Sedentary people who land at the doctor’s dispensary, however, quite often do not seem to understand the importance of exercising. Since swallowing a pill makes them feel better they are convinced that the pill is their saviour. They couldn’t be more wrong. The pill is a temporary suppressant of their symptoms. Exercising – depending upon the illness provides the long-term and permanent cure.
What is the co-relation of fat and muscle? Fat is the fat man in your system, while muscle is the lean guy. If you do not exercise, fat spreads itself gleefully all around making the poor lean muscle shrink further into himself. But when you begin exercising the muscle has to move. As the oxygen pours in, he perks up and starts flexing himself. As he gets more toned up, he claims his territorial rights by using his oxygen-filled ‘breath’ to burn off his foe – fat. As the fat begins to burn, the lean muscle takes its place. And your skin tautens where previously it had bulged with fat.
And your heart? He is your body’s best friend – working twenty-four hours a day. Whatever indignities you pile on him, the poor chap keeps pumping away valiantly. He is the centre of the entire oxygen-process. He draws in oxygen-rich blood from the lungs and pumps it all through your body. And it is this steady pumping action that also pushes the waste carbon dioxide towards the lungs to be expelled.
When the fat-clogged arteries do not allow blood to flow freely through them, he obligingly pumps faster to try and get as much oxygen to your body as possible. But, this fast-motion is bad for him and you. However, when you exercise, and your arteries clear up, allowing free blood flow, your heart can pump slowly and efficiently and transmit oxygen to every part of the body without straining himself. In short, he is strained when he has to try and pump the diminishing blood with more strokes. Whereas, he is in his element when he can pump more blood with fewer strokes.
Your pulse communicates to you how fast or slow your heart is beating.
Your resting pulse rate:
Take a watch with a seconds hand and sit still for about five minutes. Then, place your index and middle finger on your wrist or below your jaw and begin counting the beats. Count for ten seconds and then multiply that number by six, to give your beats per minute.
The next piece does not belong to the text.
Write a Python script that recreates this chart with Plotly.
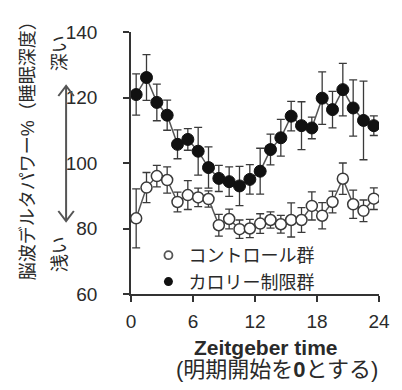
import plotly.graph_objects as go

# ---- data ----
hours = [h + 0.5 for h in range(24)]
control = [83.1, 92.5, 96.0, 94.8, 88.1, 90.2, 89.5, 89.0, 81.0, 82.9, 79.8, 80.0,
           81.5, 82.6, 81.3, 82.6, 82.6, 86.9, 83.9, 88.1, 95.2, 87.4, 85.4, 89.1]
control_err = [9.0, 4.6, 3.3, 4.0, 3.0, 4.4, 2.8, 2.5, 3.3, 3.0, 2.8, 2.8,
               3.0, 2.5, 2.7, 5.2, 3.8, 4.3, 4.0, 3.3, 4.8, 4.3, 3.3, 3.3]
calorie = [120.9, 126.1, 118.5, 114.6, 105.7, 107.2, 103.6, 98.6, 95.3, 94.3, 93.0, 95.0,
           97.5, 104.1, 107.7, 114.3, 111.4, 110.7, 119.8, 116.3, 122.4, 116.8, 113.0, 111.4]
calorie_err = [6.3, 7.0, 5.6, 4.6, 4.4, 3.3, 7.3, 6.3, 4.0, 4.5, 6.0, 4.5,
               7.0, 4.7, 5.6, 4.5, 7.3, 3.3, 8.0, 5.6, 8.0, 8.6, 12.0, 3.0]
x_ticks = [0, 6, 12, 18, 24]
y_ticks = [60, 80, 100, 120, 140]
series_names = ["コントロール群", "カロリー制限群"]

FONT = "Liberation Sans, Arial, Noto Sans CJK JP, sans-serif"
TXT = "#2a2a2a"

# layout geometry (pixels)
W, H = 402, 390
L, R, T, B = 131, 15, 32, 96
PW, PH = W - L - R, H - T - B


def px(x):
    return (x - L) / PW


def py(y):
    return (H - B - y) / PH


fig = go.Figure()
fig.add_trace(go.Scatter(
    x=hours, y=control, name=series_names[0], mode="lines+markers", showlegend=False,
    line=dict(color="#555555", width=1.5),
    marker=dict(symbol="circle", size=11, color="white",
                line=dict(color="#3a3a3a", width=1.5)),
    error_y=dict(type="data", array=control_err, visible=True,
                 color="#3a3a3a", thickness=1.3, width=4),
))
fig.add_trace(go.Scatter(
    x=hours, y=calorie, name=series_names[1], mode="lines+markers", showlegend=False,
    line=dict(color="#555555", width=1.5),
    marker=dict(symbol="circle", size=12, color="#111111",
                line=dict(color="#111111", width=1)),
    error_y=dict(type="data", array=calorie_err, visible=True,
                 color="#3a3a3a", thickness=1.3, width=4),
))
# legend entries (marker only)
fig.add_trace(go.Scatter(
    x=[None], y=[None], name=series_names[0], mode="markers",
    marker=dict(symbol="circle", size=8, color="white",
                line=dict(color="#555555", width=1.8)),
))
fig.add_trace(go.Scatter(
    x=[None], y=[None], name=series_names[1], mode="markers",
    marker=dict(symbol="circle", size=9, color="#111111"),
))

axis_common = dict(showline=True, linecolor="#333333", linewidth=1.5,
                   showgrid=False, zeroline=False, ticks="outside",
                   ticklen=6, tickcolor="#333333", tickwidth=1.5,
                   tickfont=dict(family=FONT, size=19, color=TXT))

fig.update_xaxes(range=[0, 24], tickvals=x_ticks, ticklabelstandoff=3, **axis_common)
fig.update_yaxes(range=[60, 140], tickvals=y_ticks, ticklabelstandoff=22, **axis_common)

ann_common = dict(xref="paper", yref="paper", showarrow=False,
                  xanchor="center", yanchor="middle")
annotations = [
    dict(text="<b>Zeitgeber time</b>", x=px(270), y=py(347),
         font=dict(family=FONT, size=21, color=TXT), **ann_common),
    dict(text="(明期開始を<b>0</b>とする)", x=px(282), y=py(369),
         font=dict(family=FONT, size=22, color=TXT), **ann_common),
    dict(text="脳波デルタパワー%（睡眠深度）", x=px(25), y=py(146), textangle=-90,
         font=dict(family=FONT, size=18, color=TXT), **ann_common),
    dict(text="深い", x=px(58), y=py(53), textangle=-90,
         font=dict(family=FONT, size=18, color=TXT), **ann_common),
    dict(text="浅い", x=px(58), y=py(254), textangle=-90,
         font=dict(family=FONT, size=18, color=TXT), **ann_common),
]

ax_x, top_y, bot_y, hw, hh = 64, 86, 221, 8, 10
shapes = [
    dict(type="line", xref="paper", yref="paper", x0=px(ax_x), x1=px(ax_x),
         y0=py(top_y), y1=py(bot_y), line=dict(color="#555555", width=2)),
    dict(type="path", xref="paper", yref="paper",
         path=f"M {px(ax_x-hw)} {py(top_y+hh)} L {px(ax_x)} {py(top_y)} L {px(ax_x+hw)} {py(top_y+hh)}",
         line=dict(color="#555555", width=2)),
    dict(type="path", xref="paper", yref="paper",
         path=f"M {px(ax_x-hw)} {py(bot_y-hh)} L {px(ax_x)} {py(bot_y)} L {px(ax_x+hw)} {py(bot_y-hh)}",
         line=dict(color="#555555", width=2)),
]

fig.update_layout(
    width=W, height=H, margin=dict(l=L, r=R, t=T, b=B),
    paper_bgcolor="white", plot_bgcolor="white",
    font=dict(family=FONT, color=TXT),
    showlegend=True,
    legend=dict(x=px(149), y=py(237), xanchor="left", yanchor="top",
                bgcolor="rgba(0,0,0,0)", borderwidth=0,
                font=dict(family=FONT, size=18, color=TXT),
                itemsizing="trace", itemwidth=30, tracegroupgap=0),
    annotations=annotations, shapes=shapes,
)

fig.write_html("out.html")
If your heart pulses at the rate of 70 (or below) beats per minute, it means you are in a healthy condition. Above 70 means you should exercise to help lessen the strain on your heart.
For example, if your pulse rate is 80 beats per minute, it means it is beating at 10 extra beats per minute to keep you going. In a day, it is doing 14,400 beats more than it is geared for. Is that fair? Is it healthy? of course not! It is time to get into the fitness lifestyle immediately! Even if your heart is going at 70 beats per minute, exercise will ease it even more. Plus, the stronger it is, the more energy will you have, the more efficient will you become.
After all, what is exercising? It is your love affair with your heart. As we said earlier, your heart is a great guy. As you warm up, he responds immediately. By beginning your warm-ups you are complimenting him by acknowledging his importance. And as you exercise, he hums and thrums with appreciation. He is willing to do anything for you after that first warm rush of blood that makes him beat faster. All through your exercising routine, he will be with you, a happy companion keeping pace with your every move. With him beating in rhythm to your time and movements, you will feel like doing even more. And finally, as you cool down, he will be throbbing out his joyous message to you. That was great, he purrs, let us do it every day! You cannot resist such enthusiasm for your own wellbeing, can you?